**Source data**
● ● ● ● ● ● ●

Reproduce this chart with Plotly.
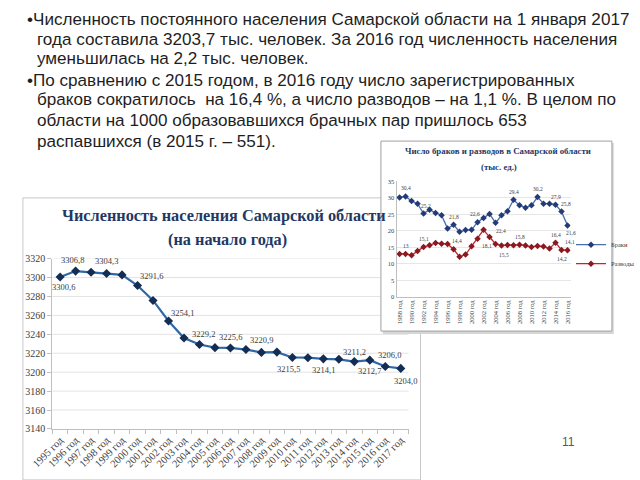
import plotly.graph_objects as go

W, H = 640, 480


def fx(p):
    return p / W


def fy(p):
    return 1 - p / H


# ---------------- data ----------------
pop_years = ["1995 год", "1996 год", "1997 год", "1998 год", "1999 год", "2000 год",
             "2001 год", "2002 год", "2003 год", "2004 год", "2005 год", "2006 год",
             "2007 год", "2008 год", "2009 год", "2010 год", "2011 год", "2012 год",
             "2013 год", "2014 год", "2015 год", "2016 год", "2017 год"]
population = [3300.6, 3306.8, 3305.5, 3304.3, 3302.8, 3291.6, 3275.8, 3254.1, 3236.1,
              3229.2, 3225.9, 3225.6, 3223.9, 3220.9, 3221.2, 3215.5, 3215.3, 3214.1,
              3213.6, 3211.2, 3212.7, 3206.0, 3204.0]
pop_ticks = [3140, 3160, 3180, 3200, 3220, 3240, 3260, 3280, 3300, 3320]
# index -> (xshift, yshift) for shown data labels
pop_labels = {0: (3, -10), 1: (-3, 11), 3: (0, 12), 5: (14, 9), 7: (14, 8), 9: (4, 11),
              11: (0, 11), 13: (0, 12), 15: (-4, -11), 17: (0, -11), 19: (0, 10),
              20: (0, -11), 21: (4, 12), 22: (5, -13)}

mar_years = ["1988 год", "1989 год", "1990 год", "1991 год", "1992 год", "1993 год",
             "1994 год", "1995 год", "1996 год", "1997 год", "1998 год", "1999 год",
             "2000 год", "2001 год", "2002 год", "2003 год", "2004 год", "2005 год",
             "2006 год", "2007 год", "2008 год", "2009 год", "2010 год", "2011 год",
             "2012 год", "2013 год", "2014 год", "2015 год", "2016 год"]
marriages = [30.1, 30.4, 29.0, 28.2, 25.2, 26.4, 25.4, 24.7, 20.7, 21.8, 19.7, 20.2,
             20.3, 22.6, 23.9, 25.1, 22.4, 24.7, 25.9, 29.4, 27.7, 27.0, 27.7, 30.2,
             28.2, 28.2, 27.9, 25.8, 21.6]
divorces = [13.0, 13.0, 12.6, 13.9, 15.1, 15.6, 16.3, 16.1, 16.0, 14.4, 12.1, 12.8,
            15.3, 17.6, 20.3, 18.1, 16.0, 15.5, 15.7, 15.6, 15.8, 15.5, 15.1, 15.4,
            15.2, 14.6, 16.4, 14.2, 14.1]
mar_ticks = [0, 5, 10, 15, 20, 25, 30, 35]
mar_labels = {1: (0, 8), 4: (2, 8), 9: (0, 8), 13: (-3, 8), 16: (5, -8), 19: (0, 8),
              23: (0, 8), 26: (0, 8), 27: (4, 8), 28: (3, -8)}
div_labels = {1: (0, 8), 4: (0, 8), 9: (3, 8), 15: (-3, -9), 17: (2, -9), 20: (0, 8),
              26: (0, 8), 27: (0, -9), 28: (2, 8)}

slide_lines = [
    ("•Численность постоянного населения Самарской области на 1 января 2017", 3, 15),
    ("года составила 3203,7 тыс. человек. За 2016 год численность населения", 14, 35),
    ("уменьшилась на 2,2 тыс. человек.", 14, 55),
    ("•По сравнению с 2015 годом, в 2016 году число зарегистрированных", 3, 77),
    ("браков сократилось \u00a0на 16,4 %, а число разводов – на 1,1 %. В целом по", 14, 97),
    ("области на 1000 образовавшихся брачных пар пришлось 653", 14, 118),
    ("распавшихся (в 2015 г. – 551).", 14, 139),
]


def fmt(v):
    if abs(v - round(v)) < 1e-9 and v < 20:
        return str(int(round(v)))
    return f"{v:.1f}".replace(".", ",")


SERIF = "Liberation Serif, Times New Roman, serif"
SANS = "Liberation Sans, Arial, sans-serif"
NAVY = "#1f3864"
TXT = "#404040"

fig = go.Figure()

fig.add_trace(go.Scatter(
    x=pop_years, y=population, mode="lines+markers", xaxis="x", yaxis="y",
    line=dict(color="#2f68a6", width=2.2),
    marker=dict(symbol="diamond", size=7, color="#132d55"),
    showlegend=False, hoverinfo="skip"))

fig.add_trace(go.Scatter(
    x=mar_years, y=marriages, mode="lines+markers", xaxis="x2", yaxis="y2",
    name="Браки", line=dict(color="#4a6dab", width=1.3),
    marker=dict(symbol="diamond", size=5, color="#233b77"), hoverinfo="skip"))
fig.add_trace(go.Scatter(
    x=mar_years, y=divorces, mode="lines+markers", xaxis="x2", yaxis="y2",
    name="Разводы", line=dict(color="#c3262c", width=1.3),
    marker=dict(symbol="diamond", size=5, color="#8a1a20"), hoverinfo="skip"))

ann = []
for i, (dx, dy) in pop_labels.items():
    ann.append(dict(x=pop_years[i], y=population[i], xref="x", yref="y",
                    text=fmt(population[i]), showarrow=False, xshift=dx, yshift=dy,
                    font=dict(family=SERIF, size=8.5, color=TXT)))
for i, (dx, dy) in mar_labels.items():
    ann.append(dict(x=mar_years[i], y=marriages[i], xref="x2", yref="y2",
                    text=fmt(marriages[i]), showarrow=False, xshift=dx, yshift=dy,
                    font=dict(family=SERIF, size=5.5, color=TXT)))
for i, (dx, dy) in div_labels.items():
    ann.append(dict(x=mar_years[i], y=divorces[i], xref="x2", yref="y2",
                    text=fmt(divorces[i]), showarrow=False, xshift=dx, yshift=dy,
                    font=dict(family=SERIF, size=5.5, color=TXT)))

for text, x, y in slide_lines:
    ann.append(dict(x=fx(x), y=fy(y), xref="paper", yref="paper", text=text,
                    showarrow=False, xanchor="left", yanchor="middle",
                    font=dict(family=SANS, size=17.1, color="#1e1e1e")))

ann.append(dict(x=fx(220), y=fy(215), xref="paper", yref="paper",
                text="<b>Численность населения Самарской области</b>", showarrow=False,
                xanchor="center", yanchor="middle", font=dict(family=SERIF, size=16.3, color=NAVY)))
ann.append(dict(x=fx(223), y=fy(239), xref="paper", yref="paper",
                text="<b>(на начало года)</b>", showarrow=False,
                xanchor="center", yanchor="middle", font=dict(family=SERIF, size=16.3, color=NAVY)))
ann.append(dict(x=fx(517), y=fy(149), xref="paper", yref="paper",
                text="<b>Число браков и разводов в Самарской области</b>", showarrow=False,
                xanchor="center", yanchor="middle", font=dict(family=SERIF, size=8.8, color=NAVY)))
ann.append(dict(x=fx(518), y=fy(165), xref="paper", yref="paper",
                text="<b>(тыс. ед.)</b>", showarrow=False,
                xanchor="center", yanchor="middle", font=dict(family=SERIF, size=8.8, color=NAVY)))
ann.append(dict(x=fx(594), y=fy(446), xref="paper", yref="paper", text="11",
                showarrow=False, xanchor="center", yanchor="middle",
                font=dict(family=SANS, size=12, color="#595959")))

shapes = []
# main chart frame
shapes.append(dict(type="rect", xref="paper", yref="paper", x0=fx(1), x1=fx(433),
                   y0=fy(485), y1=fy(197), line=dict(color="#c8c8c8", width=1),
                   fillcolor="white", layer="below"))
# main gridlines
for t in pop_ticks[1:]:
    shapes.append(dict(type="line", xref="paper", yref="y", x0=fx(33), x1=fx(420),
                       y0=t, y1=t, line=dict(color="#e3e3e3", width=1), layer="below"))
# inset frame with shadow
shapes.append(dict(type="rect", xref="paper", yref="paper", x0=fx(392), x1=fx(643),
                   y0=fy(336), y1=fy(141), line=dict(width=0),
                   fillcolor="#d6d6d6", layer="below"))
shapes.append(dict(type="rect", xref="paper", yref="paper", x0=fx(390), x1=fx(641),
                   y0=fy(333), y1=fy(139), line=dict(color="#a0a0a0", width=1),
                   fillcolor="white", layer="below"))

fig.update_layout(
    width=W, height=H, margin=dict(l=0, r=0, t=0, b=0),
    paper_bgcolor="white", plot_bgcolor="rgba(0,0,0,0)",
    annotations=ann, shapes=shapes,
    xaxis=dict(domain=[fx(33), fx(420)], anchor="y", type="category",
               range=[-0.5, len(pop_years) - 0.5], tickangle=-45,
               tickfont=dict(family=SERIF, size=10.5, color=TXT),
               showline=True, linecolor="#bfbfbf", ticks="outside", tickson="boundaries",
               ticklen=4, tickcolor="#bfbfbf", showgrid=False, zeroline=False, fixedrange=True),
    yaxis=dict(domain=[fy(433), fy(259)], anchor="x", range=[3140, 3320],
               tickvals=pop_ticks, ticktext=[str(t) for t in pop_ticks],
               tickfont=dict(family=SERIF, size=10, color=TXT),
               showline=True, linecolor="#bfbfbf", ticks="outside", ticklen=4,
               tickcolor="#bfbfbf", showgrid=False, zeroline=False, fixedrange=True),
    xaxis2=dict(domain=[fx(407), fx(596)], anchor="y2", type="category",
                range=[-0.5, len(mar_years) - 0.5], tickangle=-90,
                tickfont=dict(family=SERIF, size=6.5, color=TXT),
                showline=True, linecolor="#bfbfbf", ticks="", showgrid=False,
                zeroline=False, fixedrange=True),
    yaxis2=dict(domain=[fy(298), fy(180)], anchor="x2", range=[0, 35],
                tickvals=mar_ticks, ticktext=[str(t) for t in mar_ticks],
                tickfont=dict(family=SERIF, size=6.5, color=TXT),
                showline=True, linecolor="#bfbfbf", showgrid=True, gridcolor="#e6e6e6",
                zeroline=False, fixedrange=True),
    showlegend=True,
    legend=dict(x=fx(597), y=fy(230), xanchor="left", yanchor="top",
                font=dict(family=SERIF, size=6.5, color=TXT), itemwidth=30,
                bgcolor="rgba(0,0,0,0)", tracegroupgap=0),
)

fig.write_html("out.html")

● ● ● ● ● ● ●

**Exercise details**
Leave out any pictures and return exactly the lines from the beginning of the data through the line with "return 1 - p / H", inclusive.

**Answer for the task**
Reproduce this chart with Plotly.
import plotly.graph_objects as go

W, H = 640, 480


def fx(p):
    return p / W


def fy(p):
    return 1 - p / H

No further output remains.